You can read the summary below:
The Legislative Assembly Act, 1990 is amended to stiffen penalties for violations of the Act, and under certain circumstances, require the Speaker to report a complaint to the Commissioner of the OPP or the Canadian Director of Public Prosecutions, where appropriate.
Currently there is no prescribed or defined process for the Assembly to investigate a breach of the Act.
The Lobbyist Registration Act, 1998 is amended to incorporate similar requirements within the Federal Lobbyist Registration Act such as the requirement for more timely and detailed reporting by lobbyists and representatives of lobbyists firms of their meetings with members of the Executive Council and further requires members of the Executive Council to also report meetings with lobbyists. It also permits Members of the Assembly who have reasonable and probable grounds that a person has violated the Act to request the registrar investigate the complaint. Finally, penalties for violating the Act are increased.

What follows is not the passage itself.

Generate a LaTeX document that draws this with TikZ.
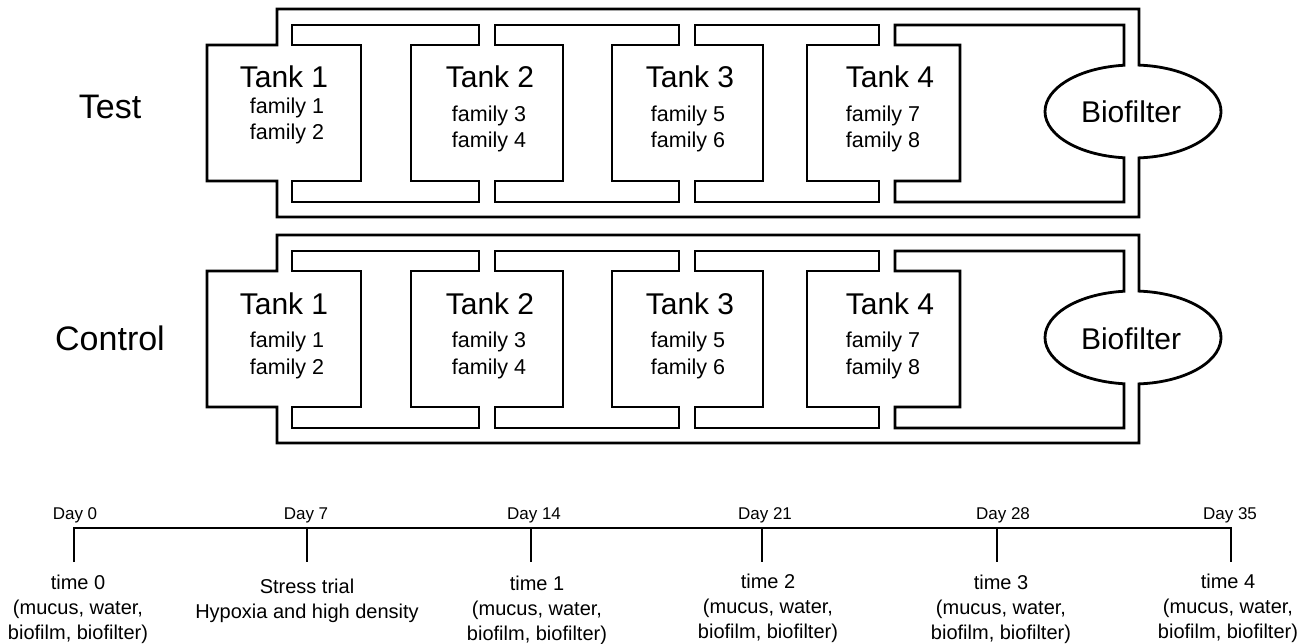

The Members Integrity Act, 1994 is amended to allow any individual to file a complaint with the Integrity Commissioner should they feel there is reasonable and probable grounds that a Member has violated the Act; an inquiry may be conducted by the Commissioner, with a report provided to the House. It also compels the Government House Leader bring the report to the House for response. Currently only MPP’s may request the Integrity Commissioner to investigate a potential violation of the Act and no consequences exist if the government does not act upon the report.
The Public Service of Ontario Act, 2006 is amended to allow any individual to make a disclosure of wrongdoing to the Integrity Commissioner, who may then investigate and make a report.
Currently only another member of the Public Service may request an investigation into potential wrongdoing. Furthermore, the outcome of the investigation is not made public and there is no penalty or punitive action available that can be administered.
The Act protects or maintains protection for whistleblowers and provides the Commissioners the discretion to reject complaints that are without merit.